● **Task details**: Include the line containing "ax.set_yticklabels([str(v) for v" and all lines before it, repeated exactly from the listing below, without pictures.

=-=-=-=-=

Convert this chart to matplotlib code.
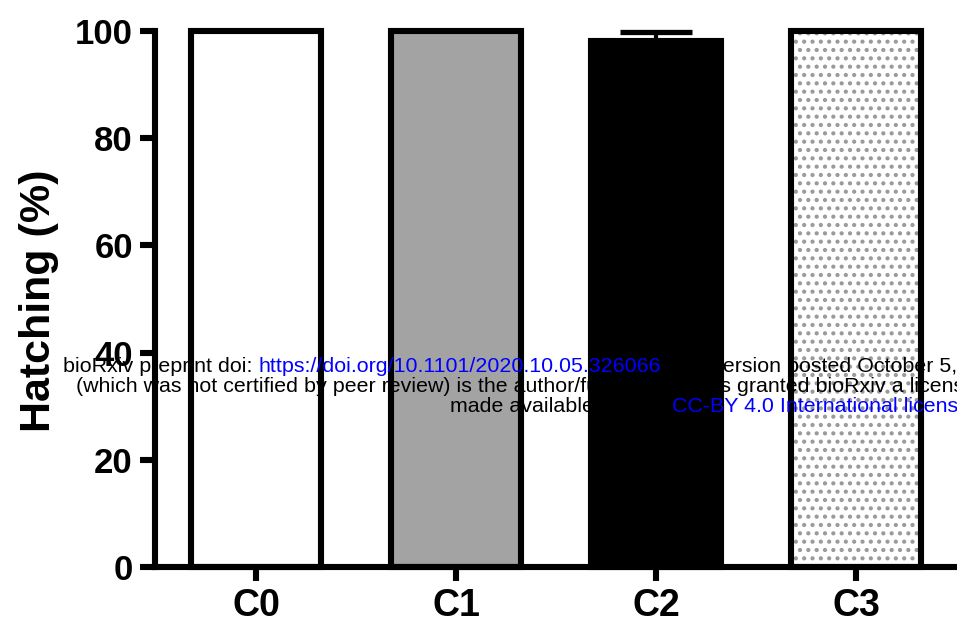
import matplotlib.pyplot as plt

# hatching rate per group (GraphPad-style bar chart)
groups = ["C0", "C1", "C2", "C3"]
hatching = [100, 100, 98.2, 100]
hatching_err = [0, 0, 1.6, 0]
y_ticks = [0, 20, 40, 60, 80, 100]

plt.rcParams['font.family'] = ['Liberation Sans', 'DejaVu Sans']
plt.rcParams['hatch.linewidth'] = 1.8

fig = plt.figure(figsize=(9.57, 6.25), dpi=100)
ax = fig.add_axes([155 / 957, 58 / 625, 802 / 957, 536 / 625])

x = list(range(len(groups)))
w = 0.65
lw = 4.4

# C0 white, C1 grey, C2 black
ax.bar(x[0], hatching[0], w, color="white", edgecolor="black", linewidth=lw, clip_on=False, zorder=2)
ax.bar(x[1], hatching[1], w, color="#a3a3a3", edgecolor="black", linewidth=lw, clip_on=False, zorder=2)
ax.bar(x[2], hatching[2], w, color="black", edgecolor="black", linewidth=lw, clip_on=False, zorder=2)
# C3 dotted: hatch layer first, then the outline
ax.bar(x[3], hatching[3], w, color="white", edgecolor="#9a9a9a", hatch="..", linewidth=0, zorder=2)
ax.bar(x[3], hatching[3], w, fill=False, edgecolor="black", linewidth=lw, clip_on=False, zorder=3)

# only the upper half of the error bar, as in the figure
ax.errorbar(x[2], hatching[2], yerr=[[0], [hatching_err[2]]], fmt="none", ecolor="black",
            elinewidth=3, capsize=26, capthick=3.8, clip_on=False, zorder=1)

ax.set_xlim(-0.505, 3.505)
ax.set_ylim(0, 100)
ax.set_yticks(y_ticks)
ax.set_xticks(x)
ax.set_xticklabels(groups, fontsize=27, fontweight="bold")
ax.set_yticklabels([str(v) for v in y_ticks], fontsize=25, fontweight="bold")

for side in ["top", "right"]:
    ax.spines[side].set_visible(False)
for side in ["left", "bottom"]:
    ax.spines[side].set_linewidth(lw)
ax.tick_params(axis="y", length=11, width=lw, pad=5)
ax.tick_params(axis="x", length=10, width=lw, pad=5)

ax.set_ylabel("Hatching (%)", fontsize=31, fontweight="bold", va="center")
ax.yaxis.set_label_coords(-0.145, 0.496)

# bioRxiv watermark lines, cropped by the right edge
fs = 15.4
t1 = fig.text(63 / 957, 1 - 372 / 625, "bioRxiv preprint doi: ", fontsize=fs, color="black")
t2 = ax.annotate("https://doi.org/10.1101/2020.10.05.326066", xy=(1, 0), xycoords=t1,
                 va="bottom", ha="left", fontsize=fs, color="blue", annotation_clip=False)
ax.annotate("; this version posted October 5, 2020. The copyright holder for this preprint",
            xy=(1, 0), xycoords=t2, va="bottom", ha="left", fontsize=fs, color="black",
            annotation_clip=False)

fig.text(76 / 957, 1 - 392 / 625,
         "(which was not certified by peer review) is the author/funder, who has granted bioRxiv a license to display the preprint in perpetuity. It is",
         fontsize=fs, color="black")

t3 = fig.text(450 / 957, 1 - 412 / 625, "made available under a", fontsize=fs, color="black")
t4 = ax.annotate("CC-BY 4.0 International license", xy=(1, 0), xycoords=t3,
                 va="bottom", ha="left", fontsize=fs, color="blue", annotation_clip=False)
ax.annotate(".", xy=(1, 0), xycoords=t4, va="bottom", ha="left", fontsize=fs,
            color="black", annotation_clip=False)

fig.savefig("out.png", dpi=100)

=-=-=-=-=

● **Exercise response**:
Convert this chart to matplotlib code.
import matplotlib.pyplot as plt

# hatching rate per group (GraphPad-style bar chart)
groups = ["C0", "C1", "C2", "C3"]
hatching = [100, 100, 98.2, 100]
hatching_err = [0, 0, 1.6, 0]
y_ticks = [0, 20, 40, 60, 80, 100]

plt.rcParams['font.family'] = ['Liberation Sans', 'DejaVu Sans']
plt.rcParams['hatch.linewidth'] = 1.8

fig = plt.figure(figsize=(9.57, 6.25), dpi=100)
ax = fig.add_axes([155 / 957, 58 / 625, 802 / 957, 536 / 625])

x = list(range(len(groups)))
w = 0.65
lw = 4.4

# C0 white, C1 grey, C2 black
ax.bar(x[0], hatching[0], w, color="white", edgecolor="black", linewidth=lw, clip_on=False, zorder=2)
ax.bar(x[1], hatching[1], w, color="#a3a3a3", edgecolor="black", linewidth=lw, clip_on=False, zorder=2)
ax.bar(x[2], hatching[2], w, color="black", edgecolor="black", linewidth=lw, clip_on=False, zorder=2)
# C3 dotted: hatch layer first, then the outline
ax.bar(x[3], hatching[3], w, color="white", edgecolor="#9a9a9a", hatch="..", linewidth=0, zorder=2)
ax.bar(x[3], hatching[3], w, fill=False, edgecolor="black", linewidth=lw, clip_on=False, zorder=3)

# only the upper half of the error bar, as in the figure
ax.errorbar(x[2], hatching[2], yerr=[[0], [hatching_err[2]]], fmt="none", ecolor="black",
            elinewidth=3, capsize=26, capthick=3.8, clip_on=False, zorder=1)

ax.set_xlim(-0.505, 3.505)
ax.set_ylim(0, 100)
ax.set_yticks(y_ticks)
ax.set_xticks(x)
ax.set_xticklabels(groups, fontsize=27, fontweight="bold")
ax.set_yticklabels([str(v) for v in y_ticks], fontsize=25, fontweight="bold")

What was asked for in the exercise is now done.